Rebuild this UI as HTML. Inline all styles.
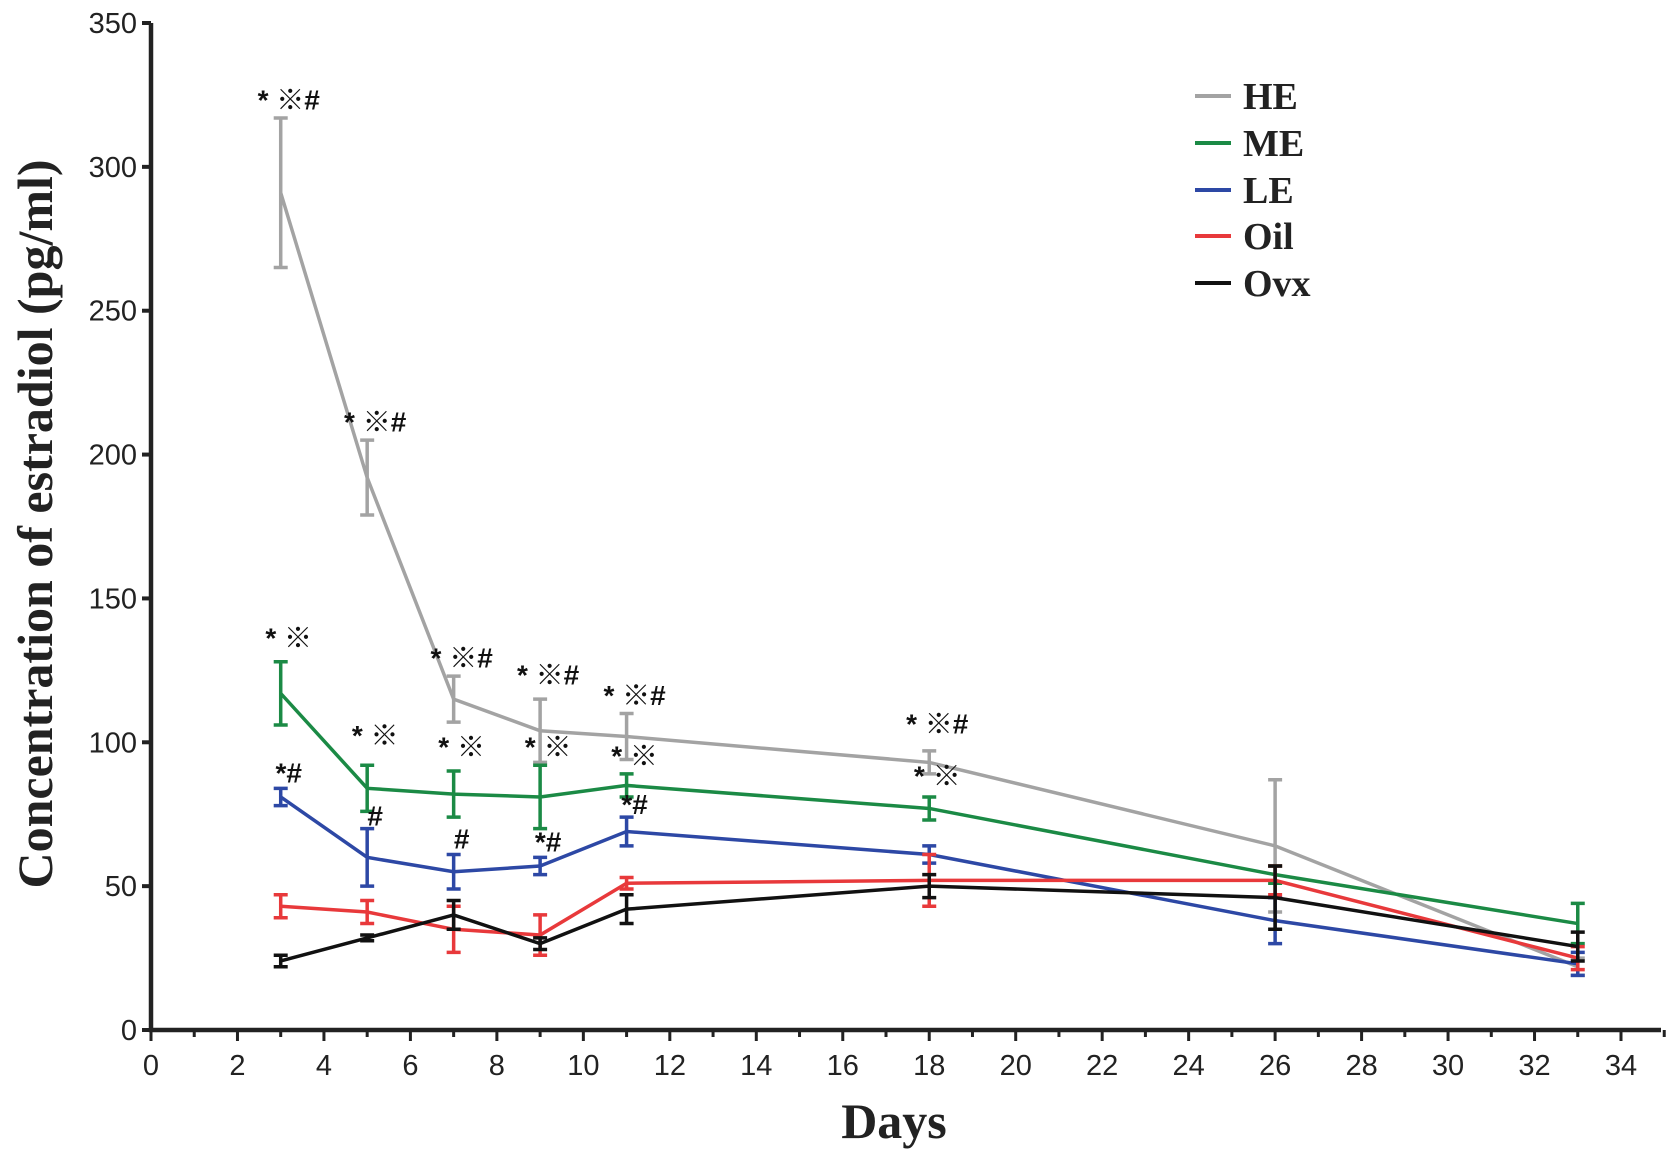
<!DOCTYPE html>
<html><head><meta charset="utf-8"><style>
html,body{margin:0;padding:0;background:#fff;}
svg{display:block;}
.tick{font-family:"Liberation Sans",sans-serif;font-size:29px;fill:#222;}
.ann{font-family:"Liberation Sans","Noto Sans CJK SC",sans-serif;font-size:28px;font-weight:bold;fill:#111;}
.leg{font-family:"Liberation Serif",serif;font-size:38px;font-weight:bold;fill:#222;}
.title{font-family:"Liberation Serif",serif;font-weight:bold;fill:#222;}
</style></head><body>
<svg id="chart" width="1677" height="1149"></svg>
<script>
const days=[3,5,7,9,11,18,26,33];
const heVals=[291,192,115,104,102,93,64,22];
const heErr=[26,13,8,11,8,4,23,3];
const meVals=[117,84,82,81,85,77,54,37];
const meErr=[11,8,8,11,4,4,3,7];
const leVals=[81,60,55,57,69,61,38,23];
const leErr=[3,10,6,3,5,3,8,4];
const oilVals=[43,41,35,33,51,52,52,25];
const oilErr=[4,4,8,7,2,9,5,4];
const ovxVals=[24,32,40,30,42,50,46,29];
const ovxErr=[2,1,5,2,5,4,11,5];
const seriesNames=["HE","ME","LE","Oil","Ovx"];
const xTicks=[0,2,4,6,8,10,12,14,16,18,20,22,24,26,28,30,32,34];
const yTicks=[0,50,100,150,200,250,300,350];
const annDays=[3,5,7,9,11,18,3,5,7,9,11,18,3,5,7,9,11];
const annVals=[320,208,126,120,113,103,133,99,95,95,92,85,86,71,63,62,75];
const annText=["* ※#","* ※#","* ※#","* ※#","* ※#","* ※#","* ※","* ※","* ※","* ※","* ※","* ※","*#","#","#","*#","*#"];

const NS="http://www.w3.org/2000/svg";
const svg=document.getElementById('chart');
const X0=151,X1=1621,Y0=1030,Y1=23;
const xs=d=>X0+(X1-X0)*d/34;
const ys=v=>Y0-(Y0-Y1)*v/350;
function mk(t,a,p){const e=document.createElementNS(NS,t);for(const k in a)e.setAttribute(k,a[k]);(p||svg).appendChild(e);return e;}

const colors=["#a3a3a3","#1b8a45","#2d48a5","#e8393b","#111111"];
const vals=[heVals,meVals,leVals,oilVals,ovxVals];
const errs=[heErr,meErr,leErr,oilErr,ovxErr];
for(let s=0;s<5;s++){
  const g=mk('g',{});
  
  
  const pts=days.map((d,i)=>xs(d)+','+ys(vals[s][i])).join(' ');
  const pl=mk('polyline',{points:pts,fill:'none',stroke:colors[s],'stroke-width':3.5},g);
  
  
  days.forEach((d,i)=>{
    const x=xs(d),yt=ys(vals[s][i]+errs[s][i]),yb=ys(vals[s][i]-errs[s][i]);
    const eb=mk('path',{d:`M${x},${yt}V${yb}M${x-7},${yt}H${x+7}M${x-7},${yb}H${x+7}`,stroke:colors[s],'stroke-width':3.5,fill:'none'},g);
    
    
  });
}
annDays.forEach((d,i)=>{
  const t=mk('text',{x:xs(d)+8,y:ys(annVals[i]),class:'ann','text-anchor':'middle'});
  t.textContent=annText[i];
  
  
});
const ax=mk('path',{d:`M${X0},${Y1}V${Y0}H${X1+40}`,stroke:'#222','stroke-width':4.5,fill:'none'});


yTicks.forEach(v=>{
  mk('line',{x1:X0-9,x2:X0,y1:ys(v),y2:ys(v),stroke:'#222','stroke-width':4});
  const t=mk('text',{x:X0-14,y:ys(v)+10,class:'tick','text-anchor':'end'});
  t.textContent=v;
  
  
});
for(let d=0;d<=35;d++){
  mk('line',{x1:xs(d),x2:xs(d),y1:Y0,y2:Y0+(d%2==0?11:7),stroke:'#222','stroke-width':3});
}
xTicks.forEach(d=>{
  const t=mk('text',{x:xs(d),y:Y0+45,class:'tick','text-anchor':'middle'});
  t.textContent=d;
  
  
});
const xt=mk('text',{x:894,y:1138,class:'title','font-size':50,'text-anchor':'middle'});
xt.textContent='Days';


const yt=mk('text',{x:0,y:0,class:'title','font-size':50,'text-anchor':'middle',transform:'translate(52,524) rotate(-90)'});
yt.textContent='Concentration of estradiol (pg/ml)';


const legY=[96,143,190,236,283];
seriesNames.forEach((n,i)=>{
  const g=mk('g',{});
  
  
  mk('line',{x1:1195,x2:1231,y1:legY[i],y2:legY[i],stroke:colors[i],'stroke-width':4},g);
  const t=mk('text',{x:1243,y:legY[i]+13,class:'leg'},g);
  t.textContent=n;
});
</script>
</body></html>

------------------------

_PROBLEM REQUIREMENTS_. Repeat the data exactly, dropping every picture it holds.

_EXERCISE ANSWER_.
Rebuild this UI as HTML. Inline all styles.
<!DOCTYPE html>
<html><head><meta charset="utf-8"><style>
html,body{margin:0;padding:0;background:#fff;}
svg{display:block;}
.tick{font-family:"Liberation Sans",sans-serif;font-size:29px;fill:#222;}
.ann{font-family:"Liberation Sans","Noto Sans CJK SC",sans-serif;font-size:28px;font-weight:bold;fill:#111;}
.leg{font-family:"Liberation Serif",serif;font-size:38px;font-weight:bold;fill:#222;}
.title{font-family:"Liberation Serif",serif;font-weight:bold;fill:#222;}
</style></head><body>
<svg id="chart" width="1677" height="1149"></svg>
<script>
const days=[3,5,7,9,11,18,26,33];
const heVals=[291,192,115,104,102,93,64,22];
const heErr=[26,13,8,11,8,4,23,3];
const meVals=[117,84,82,81,85,77,54,37];
const meErr=[11,8,8,11,4,4,3,7];
const leVals=[81,60,55,57,69,61,38,23];
const leErr=[3,10,6,3,5,3,8,4];
const oilVals=[43,41,35,33,51,52,52,25];
const oilErr=[4,4,8,7,2,9,5,4];
const ovxVals=[24,32,40,30,42,50,46,29];
const ovxErr=[2,1,5,2,5,4,11,5];
const seriesNames=["HE","ME","LE","Oil","Ovx"];
const xTicks=[0,2,4,6,8,10,12,14,16,18,20,22,24,26,28,30,32,34];
const yTicks=[0,50,100,150,200,250,300,350];
const annDays=[3,5,7,9,11,18,3,5,7,9,11,18,3,5,7,9,11];
const annVals=[320,208,126,120,113,103,133,99,95,95,92,85,86,71,63,62,75];
const annText=["* ※#","* ※#","* ※#","* ※#","* ※#","* ※#","* ※","* ※","* ※","* ※","* ※","* ※","*#","#","#","*#","*#"];

const NS="http://www.w3.org/2000/svg";
const svg=document.getElementById('chart');
const X0=151,X1=1621,Y0=1030,Y1=23;
const xs=d=>X0+(X1-X0)*d/34;
const ys=v=>Y0-(Y0-Y1)*v/350;
function mk(t,a,p){const e=document.createElementNS(NS,t);for(const k in a)e.setAttribute(k,a[k]);(p||svg).appendChild(e);return e;}

const colors=["#a3a3a3","#1b8a45","#2d48a5","#e8393b","#111111"];
const vals=[heVals,meVals,leVals,oilVals,ovxVals];
const errs=[heErr,meErr,leErr,oilErr,ovxErr];
for(let s=0;s<5;s++){
  const g=mk('g',{});
  
  
  const pts=days.map((d,i)=>xs(d)+','+ys(vals[s][i])).join(' ');
  const pl=mk('polyline',{points:pts,fill:'none',stroke:colors[s],'stroke-width':3.5},g);
  
  
  days.forEach((d,i)=>{
    const x=xs(d),yt=ys(vals[s][i]+errs[s][i]),yb=ys(vals[s][i]-errs[s][i]);
    const eb=mk('path',{d:`M${x},${yt}V${yb}M${x-7},${yt}H${x+7}M${x-7},${yb}H${x+7}`,stroke:colors[s],'stroke-width':3.5,fill:'none'},g);
    
    
  });
}
annDays.forEach((d,i)=>{
  const t=mk('text',{x:xs(d)+8,y:ys(annVals[i]),class:'ann','text-anchor':'middle'});
  t.textContent=annText[i];
  
  
});
const ax=mk('path',{d:`M${X0},${Y1}V${Y0}H${X1+40}`,stroke:'#222','stroke-width':4.5,fill:'none'});


yTicks.forEach(v=>{
  mk('line',{x1:X0-9,x2:X0,y1:ys(v),y2:ys(v),stroke:'#222','stroke-width':4});
  const t=mk('text',{x:X0-14,y:ys(v)+10,class:'tick','text-anchor':'end'});
  t.textContent=v;
  
  
});
for(let d=0;d<=35;d++){
  mk('line',{x1:xs(d),x2:xs(d),y1:Y0,y2:Y0+(d%2==0?11:7),stroke:'#222','stroke-width':3});
}
xTicks.forEach(d=>{
  const t=mk('text',{x:xs(d),y:Y0+45,class:'tick','text-anchor':'middle'});
  t.textContent=d;
  
  
});
const xt=mk('text',{x:894,y:1138,class:'title','font-size':50,'text-anchor':'middle'});
xt.textContent='Days';


const yt=mk('text',{x:0,y:0,class:'title','font-size':50,'text-anchor':'middle',transform:'translate(52,524) rotate(-90)'});
yt.textContent='Concentration of estradiol (pg/ml)';


const legY=[96,143,190,236,283];
seriesNames.forEach((n,i)=>{
  const g=mk('g',{});
  
  
  mk('line',{x1:1195,x2:1231,y1:legY[i],y2:legY[i],stroke:colors[i],'stroke-width':4},g);
  const t=mk('text',{x:1243,y:legY[i]+13,class:'leg'},g);
  t.textContent=n;
});
</script>
</body></html>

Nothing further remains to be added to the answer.